Friday, July 23, 2004

The Eighth Letter

 
Monday, August 13, 2001                                                                           
8:28 PM
Dear Ducky,
            Do you remember when we had head lice, Ducky?  Remember when they “shaved” your head, and only cropped mine?
            Where do lice come from, I wonder?  How do they begin?  And who had lice first—you or me?  Whose school had the epidemic?  Who is to blame?  My memory wants to say that your parents blame me, that you could never be dirty enough to cause such…contamination.  Did we have to stay home from school?  I remember the word “quarantine,” and not quite understanding, and then a strange association with the word “turpentine.”  Where did that come from?  Perhaps I recall stories of children with lice having to dip their heads in turpentine.  Yuck.  The thought of that makes my stomach try to crawl up my throat for fresh air.
            I remember coming home from the barber (yes!  I actually went to my dad’s barber!) and all of our furniture was coated in plastic.  Our whole house felt ghost-like.  My father had rented “Dumbo” for my brother and I—I don’t know whether it was out of pity or for a distraction.
            I don’t remember much else at all—weird shampoo that made huge bugs fall out of my hair that I hadn’t even known were there.  They made a gruesome sound as they hit the porcelain tub.  How long were we out of school?  Your hair had been long and thick, and with the “epidemic,” your hair had to be cut like everyone else’s.  It was cut without rhyme or reason (because the hairdresser hadn’t known how to cut your “kind” of hair?).  Or maybe it was your father who cut it.  It stood straight out from your head as if you’d been shocked—and your eyes, no longer able to hide underneath your bangs, echoed that perception.
            With your hair gone, you looked different, and you acted different.  It was as if the loss of your hair killed a part of you in some way.  I only remember you with long or incredibly short hair—nothing in between.  And I realize that Toni had always had really short hair, and so she probably had no idea how to style your hair or make it pretty like the other girls in your school (or even how it would have been done in Korea).
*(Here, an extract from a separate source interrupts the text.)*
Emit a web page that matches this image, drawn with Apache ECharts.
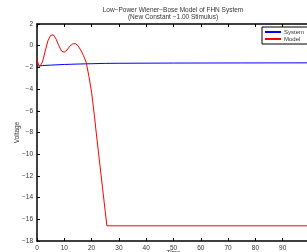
<!DOCTYPE html>
<html>
<head>
<meta charset="UTF-8">
<script src="https://cdn.jsdelivr.net/npm/echarts@6/dist/echarts.min.js"></script>
<style>
  html, body { margin: 0; padding: 0; background: #fff; }
  #main { width: 307px; height: 252px; }
</style>
</head>
<body>
<div id="main"></div>
<script>
// System response (blue)
var sysTime = [0, 1, 2, 5, 10, 15, 20, 25, 30, 50, 75, 100];
var sysVolt = [-1.87, -1.85, -1.83, -1.79, -1.73, -1.69, -1.66, -1.63, -1.62, -1.6, -1.59, -1.58];

// Wiener-Bose model output (red)
var modTime = [0, 0.5, 1, 1.5, 2, 3, 4, 5, 6, 7, 8, 9, 10, 11, 12, 13, 14, 15, 16, 17, 18, 19, 20, 21, 22, 23, 24, 25, 25.6, 100];
var modVolt = [-1.25, -1.7, -1.93, -1.85, -1.5, -0.5, 0.45, 0.95, 1.0, 0.6, 0.0, -0.5, -0.6, -0.4, -0.05, 0.15, 0.2, 0.0, -0.4, -0.9, -1.5, -2.8, -4.3, -6.4, -8.7, -10.9, -13.1, -15.3, -16.6, -16.6];

function pairs(xs, ys) {
  var out = [];
  for (var i = 0; i < xs.length; i++) out.push([xs[i], ys[i]]);
  return out;
}

var font = 'Liberation Sans, Arial, sans-serif';
var chart = echarts.init(document.getElementById('main'));

var option = {
  animation: false,
  backgroundColor: '#fff',
  graphic: [
    { type: 'text', x: 173, y: 7, style: { text: 'Low\u2212Power Wiener\u2212Bose Model of FHN System', fontSize: 6.5, fontFamily: font, fill: '#333', align: 'center' } },
    { type: 'text', x: 173, y: 14, style: { text: '(New Constant \u22121.00 Stimulus)', fontSize: 6.5, fontFamily: font, fill: '#333', align: 'center' } }
  ],
  grid: { left: 37, top: 24, width: 273, height: 217, show: false, outerBoundsMode: 'none', containLabel: false },
  legend: {
    left: 262, top: 27,
    orient: 'vertical',
    itemWidth: 16, itemHeight: 2, itemGap: 1,
    padding: [2, 10, 2, 3],
    borderColor: '#000', borderWidth: 1,
    backgroundColor: '#fff',
    textStyle: { fontSize: 6, fontFamily: font, color: '#333', padding: [0, 0, 0, -2] },
    data: [
      { name: 'System', icon: 'rect' },
      { name: 'Model', icon: 'rect' }
    ]
  },
  xAxis: [{
    type: 'value', min: 0, max: 100, interval: 10,
    name: 'Time', nameLocation: 'middle', nameGap: 9, nameMoveOverlap: false,
    nameTextStyle: { fontSize: 6.5, fontFamily: font, color: '#333', verticalAlign: 'top' },
    axisLine: { show: true, onZero: false, lineStyle: { color: '#000', width: 1.5 } },
    axisTick: { show: true, inside: true, length: 3, lineStyle: { color: '#000' } },
    axisLabel: { fontSize: 6.5, fontFamily: font, color: '#333', margin: 4, showMaxLabel: false },
    splitLine: { show: false }
  }, {
    type: 'value', min: 0, max: 100, interval: 10, position: 'top',
    axisLine: { show: true, onZero: false, lineStyle: { color: '#000', width: 1.5 } },
    axisTick: { show: true, inside: true, length: 3, lineStyle: { color: '#000' } },
    axisLabel: { show: false },
    splitLine: { show: false }
  }],
  yAxis: [{
    type: 'value', min: -18, max: 2, interval: 2,
    name: 'Voltage', nameLocation: 'middle', nameGap: 16, nameMoveOverlap: false,
    nameTextStyle: { fontSize: 6.5, fontFamily: font, color: '#333' },
    axisLine: { show: true, onZero: false, lineStyle: { color: '#000', width: 1.5 } },
    axisTick: { show: true, inside: true, length: 3, lineStyle: { color: '#000' } },
    axisLabel: { fontSize: 6.5, fontFamily: font, color: '#333', margin: 4,
      formatter: function (v) { return String(v).replace('-', '\u2212'); } },
    splitLine: { show: false }
  }],
  series: [{
    name: 'System', type: 'line', xAxisIndex: 0, symbol: 'none',
    data: pairs(sysTime, sysVolt),
    lineStyle: { color: '#0000ff', width: 1 }, itemStyle: { color: '#0000ff' }
  }, {
    name: 'Model', type: 'line', xAxisIndex: 0, symbol: 'none',
    data: pairs(modTime, modVolt),
    lineStyle: { color: '#ff0000', width: 1 }, itemStyle: { color: '#ff0000' }
  }]
};
chart.setOption(option);
</script>
</body>
</html>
            Was that hard, being different, being strange, and not looking like the other students?  I realize that we never talked about that—or it never came up.  I was never aware if anyone teased you or made fun of you.  I have no idea what school was really like for you.  Maybe part of the reason you ran away was because you were treated badly by your schoolmates?
            I guess growing up, I never realized that it could be hard for you, that you would experience different things than me and ultimately be hurt by these things: it never crossed my mind.
            Maybe I really wasn’t a good friend to you.  Maybe you were right in choosing not to confide in me.  Maybe there was no way for me to help you, or to even understand.  I couldn’t possibly have had any answers for you.